Implications of torture

Two follow-ups on Judge Crawford's statement that she had dropped charges against Mohammed al-Qahtani because she had concluded that he had been tortured.

The New York Times hosts an on-line symposium on the topic, with responses ranging from a call for further investigations and prosecution of the torturers
It is not enough to drop criminal charges against the torture victims, as Ms. Crawford did. Indeed, if wrongdoers can be prosecuted without reliance on coerced evidence, they should be. Rather, we must hold the torturers accountable. To date, not a single high-level military or administration official has been deemed responsible for the torture policy – even though it was specifically authorized by Donald Rumsfeld, Dick Cheney, and many others in the highest levels of the Bush Cabinet and executive branch.
to claims that the conduct has been blown out of proportion
Ms. Crawford’s conclusion is another instance of the military getting it wrong. Isolation and temperature variations of the type we are talking about here are not torture. To contend otherwise is to trivialize something that is truly heinous. It may be politically correct, but it is wrong. American law has always maintained a bright line between the egregious pain and suffering caused by actual torture and other forms of abusive conduct. Ms. Crawford’s suggestion that abusive conduct that has a "medical impact" meets the “legal definition of torture” is preposterous.
Over at slate.com, Dahlia Lithwick and Phillipe Sands argue that the U.S. has now passed a critical turning point
Under the 1984 Torture Convention, its 146 state parties (including the United States) are under an obligation to "ensure that all acts of torture are offences under its criminal law." These states must take any person alleged to have committed torture (or been complicit or participated in an act of torture) who is present in their territories into custody. The convention allows no exceptions, as Gen. Pinochet discovered in 1998. The state party to the Torture Convention must then submit the case to its competent authorities for prosecution or extradition for prosecution in another country.

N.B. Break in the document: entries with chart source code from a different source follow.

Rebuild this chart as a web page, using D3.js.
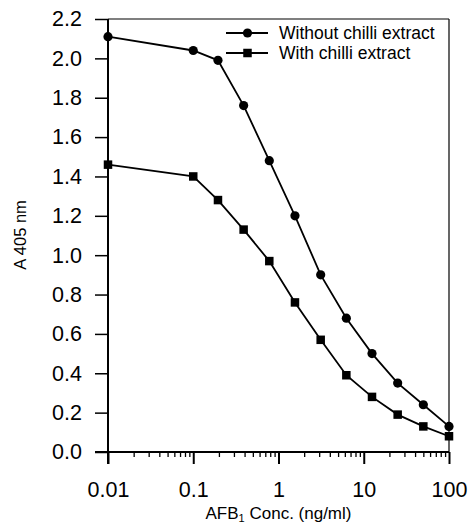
<!DOCTYPE html>
<html><head><meta charset="utf-8">
<script src="https://cdn.jsdelivr.net/npm/d3@7"></script>
<style>body{margin:0;background:#fff}svg{display:block}</style>
</head><body>
<script>
const conc = [0.01, 0.1, 0.195, 0.39, 0.78, 1.56, 3.125, 6.25, 12.5, 25, 50, 100];
const without = [2.11, 2.04, 1.99, 1.76, 1.48, 1.20, 0.90, 0.68, 0.50, 0.35, 0.24, 0.13];
const withC = [1.46, 1.40, 1.28, 1.13, 0.97, 0.76, 0.57, 0.39, 0.28, 0.19, 0.13, 0.08];
const yTicks = [0.0, 0.2, 0.4, 0.6, 0.8, 1.0, 1.2, 1.4, 1.6, 1.8, 2.0, 2.2];
const xTicks = [0.01, 0.1, 1, 10, 100];
const seriesNames = ["Without chilli extract", "With chilli extract"];

const W = 471, H = 523;
const L = 108, R = 449, T = 19, B = 452;
const svg = d3.select("body").append("svg").attr("width", W).attr("height", H);
const x = d3.scaleLog().domain([0.01, 100]).range([L, R]);
const y = d3.scaleLinear().domain([0, 2.2]).range([B, T]);
const font = "'Liberation Sans', Arial, sans-serif";

// frame top & right
svg.append("line").attr("x1", L).attr("x2", R).attr("y1", T).attr("y2", T).attr("stroke", "#000").attr("stroke-width", 1.2);
svg.append("line").attr("x1", R).attr("x2", R).attr("y1", T).attr("y2", B).attr("stroke", "#000").attr("stroke-width", 1.2);

// y axis
const yAxis = d3.axisLeft(y).tickValues(yTicks).tickFormat(d3.format(".1f")).tickSize(13).tickPadding(13);
const gy = svg.append("g").attr("transform", `translate(${L},0)`).call(yAxis);
gy.select(".domain").remove();
gy.selectAll(".tick line").attr("stroke-width", 1.5);
gy.selectAll("text").attr("font-family", font).attr("font-size", 21.5).attr("fill", "#000");
svg.append("line").attr("x1", L).attr("x2", L).attr("y1", T).attr("y2", B + 12).attr("stroke", "#000").attr("stroke-width", 2);

// x axis
const minor = [];
for (let e = -2; e < 2; e++) for (let k = 2; k <= 9; k++) minor.push(k * Math.pow(10, e));
const gxm = svg.append("g").attr("transform", `translate(0,${B})`).call(d3.axisBottom(x).tickValues(minor).tickSize(5).tickFormat(""));
gxm.select(".domain").remove();
gxm.selectAll(".tick line").attr("stroke-width", 1.3);
const gx = svg.append("g").attr("transform", `translate(0,${B})`)
  .call(d3.axisBottom(x).tickValues(xTicks).tickSize(12).tickPadding(18).tickFormat(d => String(d)));
gx.select(".domain").remove();
gx.selectAll(".tick line").attr("stroke-width", 2);
gx.selectAll("text").attr("font-family", font).attr("font-size", 21.5).attr("fill", "#000");
svg.append("line").attr("x1", L - 13).attr("x2", R).attr("y1", B).attr("y2", B).attr("stroke", "#000").attr("stroke-width", 2);

// axis titles
const xt = svg.append("text").attr("x", x(1)).attr("y", 519).attr("text-anchor", "middle")
  .attr("font-family", font).attr("font-size", 17).attr("fill", "#000");
xt.append("tspan").text("AFB");
xt.append("tspan").attr("font-size", 11).attr("dy", 3).text("1");
xt.append("tspan").attr("dy", -3).text(" Conc. (ng/ml)");
svg.append("text").attr("transform", `translate(26,235) rotate(-90)`).attr("text-anchor", "middle")
  .attr("font-family", font).attr("font-size", 16.5).attr("fill", "#000").text("A 405 nm");

// series
const line = d3.line().x(d => x(d[0])).y(d => y(d[1]));
const d1 = conc.map((c, i) => [c, without[i]]);
const d2 = conc.map((c, i) => [c, withC[i]]);
svg.append("path").datum(d1).attr("d", line).attr("fill", "none").attr("stroke", "#000").attr("stroke-width", 1.8);
svg.append("path").datum(d2).attr("d", line).attr("fill", "none").attr("stroke", "#000").attr("stroke-width", 1.8);
svg.selectAll(".c").data(d1).enter().append("circle").attr("cx", d => x(d[0])).attr("cy", d => y(d[1])).attr("r", 4.6).attr("fill", "#000");
const s = 8.5;
svg.selectAll(".s").data(d2).enter().append("rect").attr("x", d => x(d[0]) - s / 2).attr("y", d => y(d[1]) - s / 2).attr("width", s).attr("height", s).attr("fill", "#000");

// legend
const legY = [33, 53];
seriesNames.forEach((n, i) => {
  const g = svg.append("g");
  g.append("line").attr("x1", 226).attr("x2", 268).attr("y1", legY[i]).attr("y2", legY[i]).attr("stroke", "#000").attr("stroke-width", 1.8);
  if (i === 0) g.append("circle").attr("cx", 247.5).attr("cy", legY[i]).attr("r", 4.6).attr("fill", "#000");
  else g.append("rect").attr("x", 247.5 - s / 2).attr("y", legY[i] - s / 2).attr("width", s).attr("height", s).attr("fill", "#000");
  g.append("text").attr("x", 279).attr("y", legY[i] + 6).attr("font-family", font).attr("font-size", 17.5).attr("fill", "#000").text(n);
});
</script>
</body></html>
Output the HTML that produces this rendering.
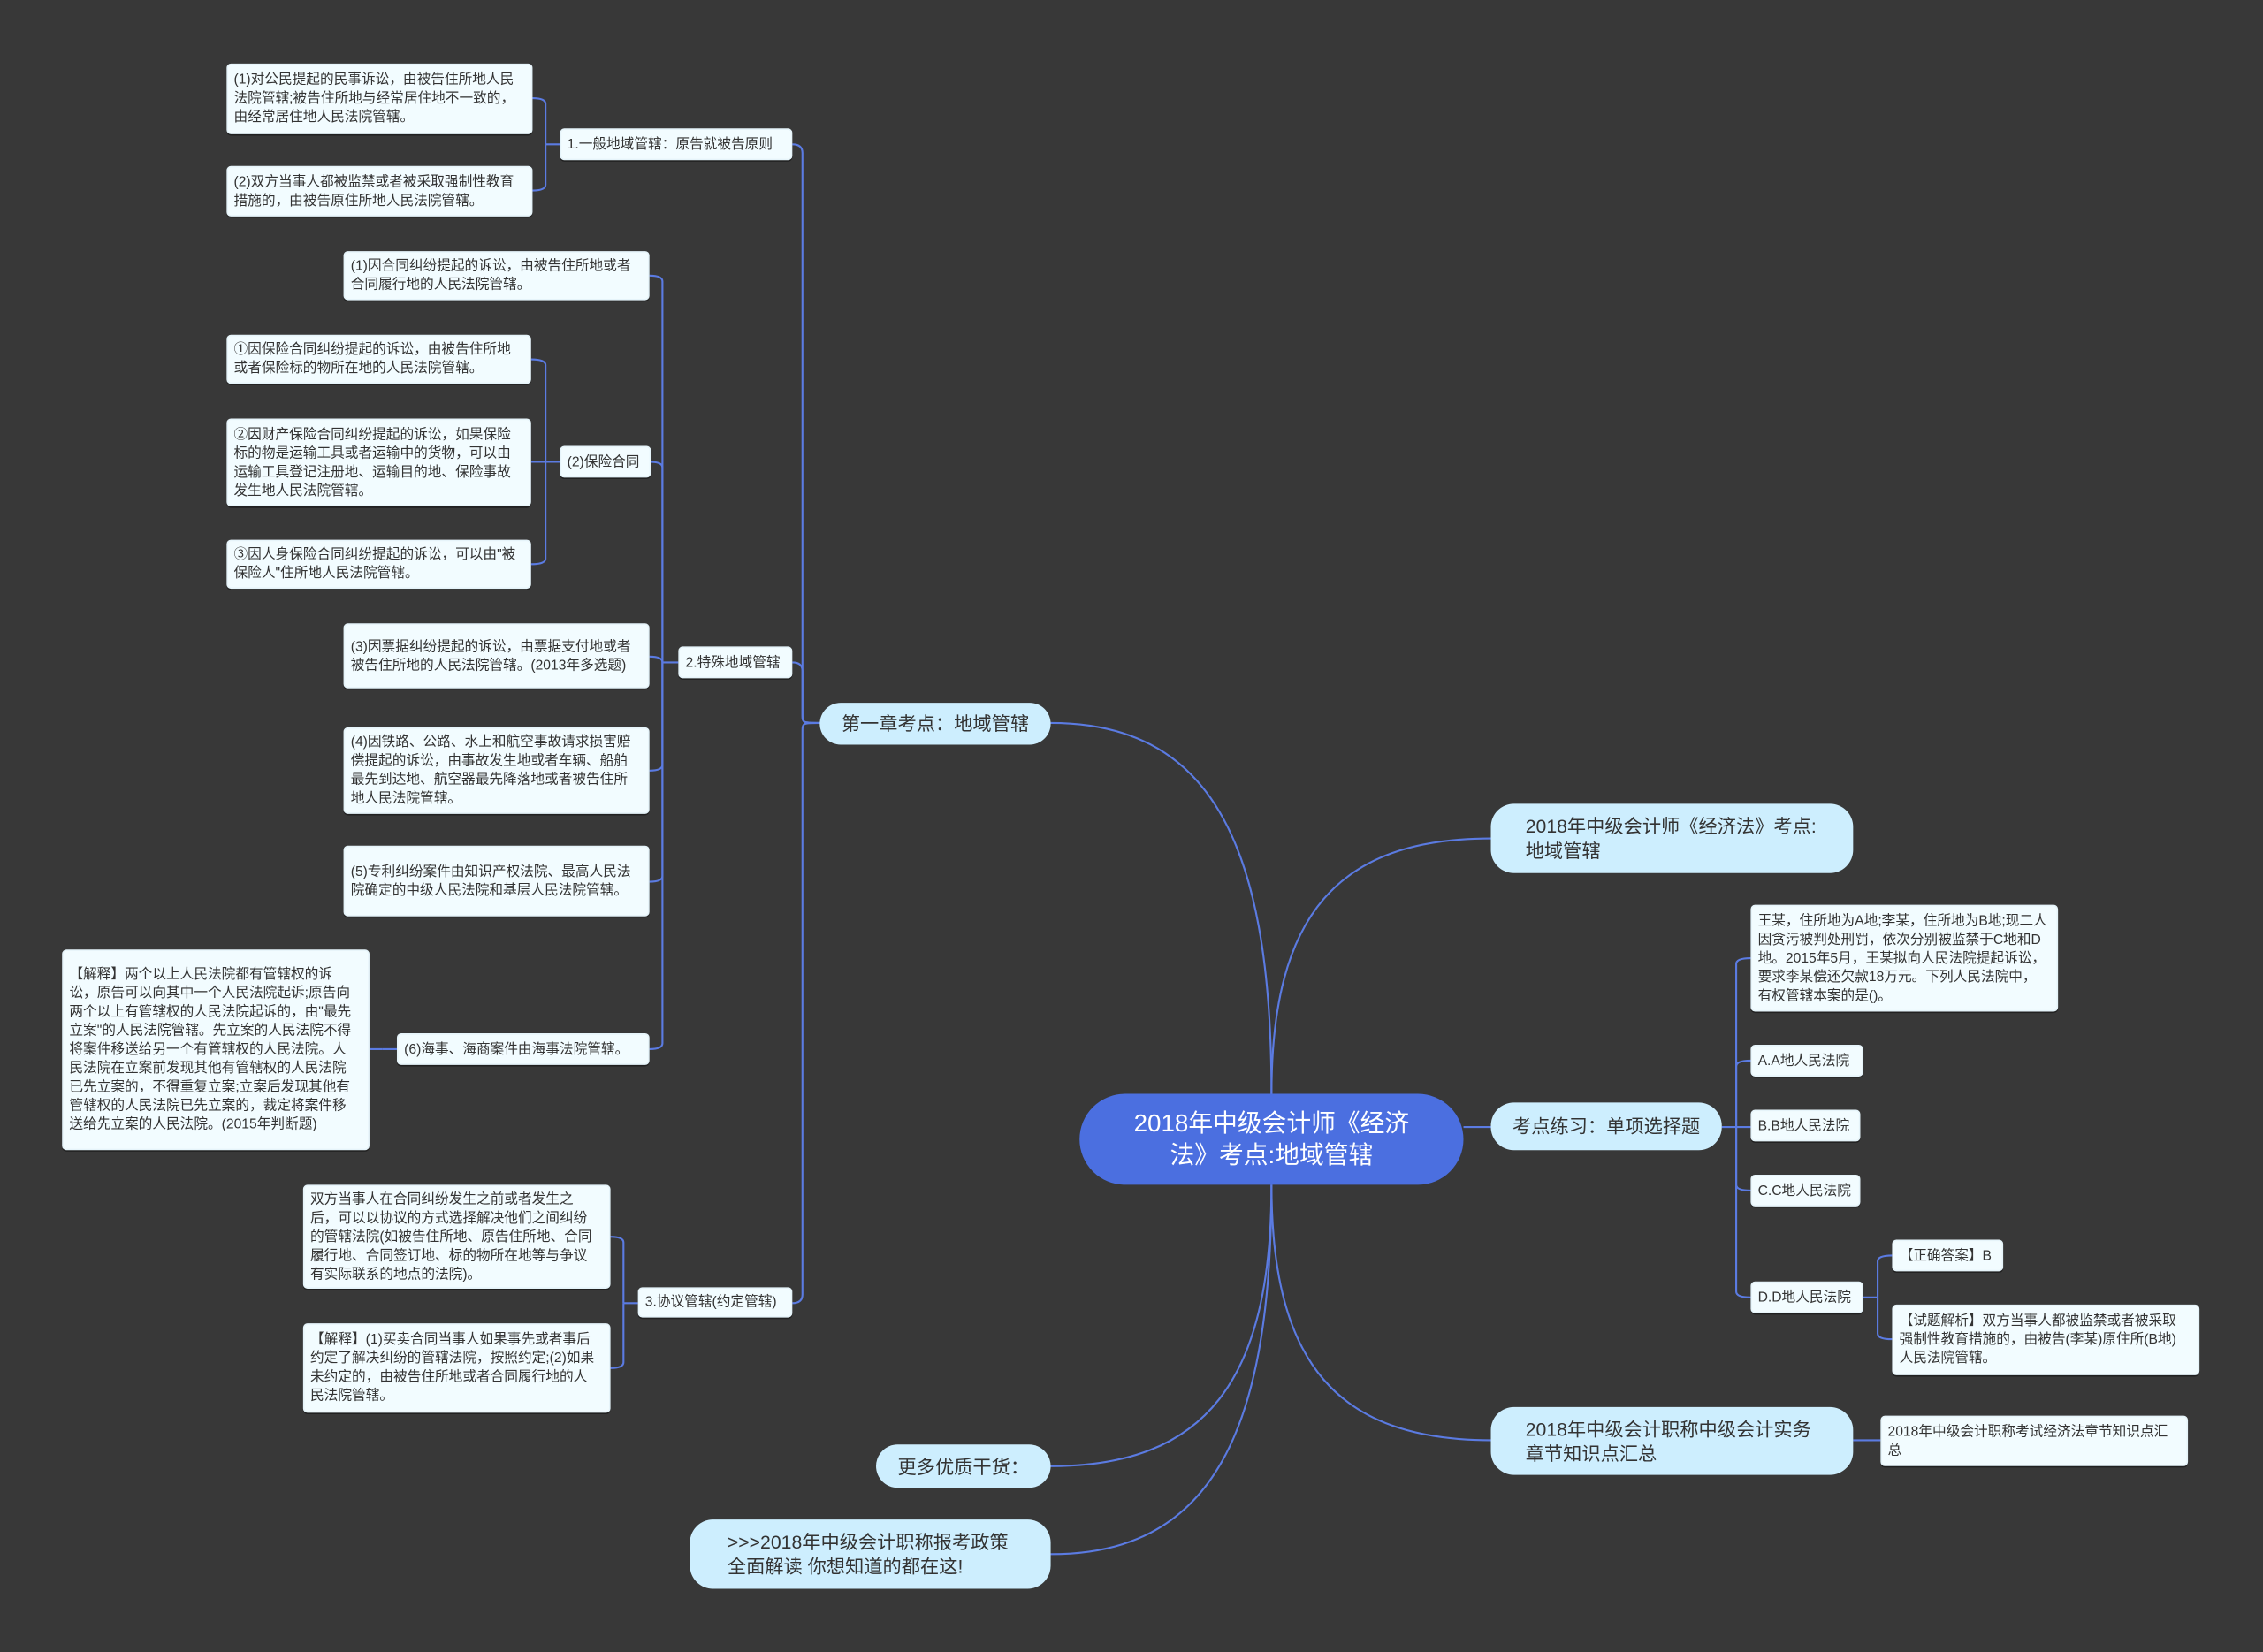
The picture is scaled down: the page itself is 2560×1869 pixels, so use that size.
<!DOCTYPE html>
<html><head><meta charset="utf-8">
<style>
html,body{margin:0;padding:0;background:#383838;}
body{width:2560px;height:1869px;overflow:hidden;position:relative;}
#s{position:absolute;left:0;top:0;width:1568px;height:1145px;transform:scale(1.63265);transform-origin:0 0;}
.n{position:absolute;box-sizing:border-box;background:#f2fcff;border:1px solid #e6f4fa;border-radius:3px;color:#333;font-family:"Liberation Sans","Noto Sans CJK SC",sans-serif;font-size:9.6px;line-height:13px;padding:2px 6px 2px 4px;display:flex;align-items:center;word-break:break-all;box-shadow:0 1px 0 rgba(0,0,0,.4);}
.p{position:absolute;box-sizing:border-box;background:#cdeefe;border-radius:16px;color:#333;font-family:"Liberation Sans","Noto Sans CJK SC",sans-serif;font-size:13px;line-height:17px;padding:0 20px 0 24px;display:flex;align-items:center;}
.r{position:absolute;box-sizing:border-box;background:#4b6fe0;border-radius:32px;color:#fff;font-family:"Liberation Sans","Noto Sans CJK SC",sans-serif;font-size:17px;line-height:22px;display:flex;align-items:center;justify-content:center;text-align:center;padding:0 28px;}
svg{position:absolute;left:0;top:0;}
</style></head><body>
<div id="s">
<svg id="g" width="1568" height="1145" viewBox="0 0 1568 1145"></svg>

<div class="n" style="left:157px;top:44px;width:212px;height:49px">(1)对公民提起的民事诉讼，由被告住所地人民法院管辖;被告住所地与经常居住地不一致的，由经常居住地人民法院管辖。</div>
<div class="n" style="left:157px;top:115px;width:212px;height:35px">(2)双方当事人都被监禁或者被采取强制性教育措施的，由被告原住所地人民法院管辖。</div>
<div class="n" style="left:388px;top:89px;width:161px;height:22px;white-space:nowrap">1.一般地域管辖：原告就被告原则</div>
<div class="n" style="left:238px;top:174px;width:212px;height:34px">(1)因合同纠纷提起的诉讼，由被告住所地或者合同履行地的人民法院管辖。</div>
<div class="n" style="left:157px;top:232px;width:211px;height:34px">①因保险合同纠纷提起的诉讼，由被告住所地或者保险标的物所在地的人民法院管辖。</div>
<div class="n" style="left:157px;top:290px;width:211px;height:61px">②因财产保险合同纠纷提起的诉讼，如果保险标的物是运输工具或者运输中的货物，可以由运输工具登记注册地、运输目的地、保险事故发生地人民法院管辖。</div>
<div class="n" style="left:157px;top:374px;width:211px;height:34px">③因人身保险合同纠纷提起的诉讼，可以由"被保险人"住所地人民法院管辖。</div>
<div class="n" style="left:388px;top:309px;width:63px;height:22px;white-space:nowrap">(2)保险合同</div>
<div class="n" style="left:238px;top:432px;width:212px;height:45px">(3)因票据纠纷提起的诉讼，由票据支付地或者被告住所地的人民法院管辖。(2013年多选题)</div>
<div class="n" style="left:470px;top:448px;width:79px;height:22px;white-space:nowrap">2.特殊地域管辖</div>
<div class="n" style="left:238px;top:504px;width:212px;height:60px">(4)因铁路、公路、水上和航空事故请求损害赔偿提起的诉讼，由事故发生地或者车辆、船舶最先到达地、航空器最先降落地或者被告住所地人民法院管辖。</div>
<div class="n" style="left:238px;top:586px;width:212px;height:49px">(5)专利纠纷案件由知识产权法院、最高人民法院确定的中级人民法院和基层人民法院管辖。</div>
<div class="n" style="left:275px;top:716px;width:175px;height:22px;white-space:nowrap">(6)海事、海商案件由海事法院管辖。</div>
<div class="n" style="left:43px;top:658px;width:213px;height:139px">【解释】两个以上人民法院都有管辖权的诉讼，原告可以向其中一个人民法院起诉;原告向两个以上有管辖权的人民法院起诉的，由"最先立案"的人民法院管辖。先立案的人民法院不得将案件移送给另一个有管辖权的人民法院。人民法院在立案前发现其他有管辖权的人民法院已先立案的，不得重复立案;立案后发现其他有管辖权的人民法院已先立案的，裁定将案件移送给先立案的人民法院。(2015年判断题)</div>
<div class="n" style="left:210px;top:821px;width:213px;height:72px">双方当事人在合同纠纷发生之前或者发生之后，可以以协议的方式选择解决他们之间纠纷的管辖法院(如被告住所地、原告住所地、合同履行地、合同签订地、标的物所在地等与争议有实际联系的地点的法院)。</div>
<div class="n" style="left:210px;top:917px;width:213px;height:62px">【解释】(1)买卖合同当事人如果事先或者事后约定了解决纠纷的管辖法院，按照约定;(2)如果未约定的，由被告住所地或者合同履行地的人民法院管辖。</div>
<div class="n" style="left:442px;top:892px;width:107px;height:21px;white-space:nowrap">3.协议管辖(约定管辖)</div>

<div class="p" style="left:568px;top:487px;width:160px;height:29px;padding-left:15px;padding-right:10px;white-space:nowrap">第一章考点：地域管辖</div>
<div class="p" style="left:607px;top:1001px;width:121px;height:30px;padding-left:15px;padding-right:10px;white-space:nowrap">更多优质干货：</div>
<div class="p" style="left:478px;top:1053px;width:250px;height:48px;padding-left:26px">&gt;&gt;&gt;2018年中级会计职称报考政策全面解读 你想知道的都在这!</div>

<div class="r" style="left:748px;top:758px;width:266px;height:63px">2018年中级会计师《经济法》考点:地域管辖</div>

<div class="p" style="left:1033px;top:557px;width:251px;height:48px">2018年中级会计师《经济法》考点:地域管辖</div>
<div class="p" style="left:1033px;top:764px;width:160px;height:33px;padding-left:15px;padding-right:10px;white-space:nowrap">考点练习：单项选择题</div>
<div class="p" style="left:1033px;top:975px;width:251px;height:47px">2018年中级会计职称中级会计实务章节知识点汇总</div>

<div class="n" style="left:1213px;top:627px;width:213px;height:74px">王某，住所地为A地;李某，住所地为B地;现二人因贪污被判处刑罚，依次分别被监禁于C地和D地。2015年5月，王某拟向人民法院提起诉讼，要求李某偿还欠款18万元。下列人民法院中，有权管辖本案的是()。</div>
<div class="n" style="left:1213px;top:724px;width:78px;height:22px;white-space:nowrap">A.A地人民法院</div>
<div class="n" style="left:1213px;top:769px;width:76px;height:22px;white-space:nowrap">B.B地人民法院</div>
<div class="n" style="left:1213px;top:814px;width:76px;height:22px;white-space:nowrap">C.C地人民法院</div>
<div class="n" style="left:1213px;top:888px;width:78px;height:22px;white-space:nowrap">D.D地人民法院</div>
<div class="n" style="left:1311px;top:859px;width:77px;height:22px;white-space:nowrap">【正确答案】B</div>
<div class="n" style="left:1311px;top:904px;width:213px;height:49px">【试题解析】双方当事人都被监禁或者被采取强制性教育措施的，由被告(李某)原住所(B地)人民法院管辖。</div>
<div class="n" style="left:1303px;top:981px;width:213px;height:35px">2018年中级会计职称考试经济法章节知识点汇总</div>
</div>
<script>
var g=document.getElementById('g'),d='';
function P(s){d+='<path d="'+s+'" fill="none" stroke="#5b7be2" stroke-width="1.3"/>';}
function C(x1,y1,x2,y2){P('M'+x1+' '+y1+' C'+x1+' '+(y1+(y2-y1)*0.7)+' '+(x1+(x2-x1)*0.3)+' '+y2+' '+x2+' '+y2);}
C(881,758,728,501);C(881,758,1033,581);C(881,821,728,1016);C(881,821,728,1077);C(881,821,1033,998);
P('M1014 781 H1033');
function S(px,py,cx,cy,tx){P('M'+px+' '+py+' C'+tx+' '+py+' '+tx+' '+py+' '+tx+' '+(py+(cy>py?6:-6))+' L'+tx+' '+(cy+(cy>py?-6:6))+' Q'+tx+' '+cy+' '+cx+' '+cy);}
S(568,501,549,100,556);S(568,501,549,459,556);S(568,501,549,903,556);
function B(px,py,tx,cx,ys){P('M'+px+' '+py+' H'+tx);ys.forEach(function(y){if(Math.abs(y-py)<2){P('M'+tx+' '+py+' H'+cx);return;}var s=y>py?1:-1;P('M'+tx+' '+py+' V'+(y-s*4)+' Q'+tx+' '+y+' '+cx+' '+y);});}
B(388,100,378,369,[68,132]);
B(470,459,459,450,[191,320,455,534,611,727]);
B(388,320,378,368,[249,320,391]);
B(275,727,265,256,[727]);
B(442,903,432,423,[857,948]);
B(1193,781,1203,1213,[664,735,780,825,899]);
B(1291,899,1301,1311,[870,928]);
P('M1284 998 H1303');
g.innerHTML=d;
</script>
</body></html>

The former chief judge of the United States Court of Appeals for the Armed Forces and general counsel for the Department of the Army has spoken. Her clear words have been picked up around the world. And that takes the prospects of accountability and criminal investigation onto another level. For the Obama administration, the door to the do-nothing option is now closed. That is why today may come to be seen as the turning point.
Regrettably for our country, Lithwick and Sands have it right. An allegation of heinous and illegal behavior by a credible and knowledgeable official requires investigation.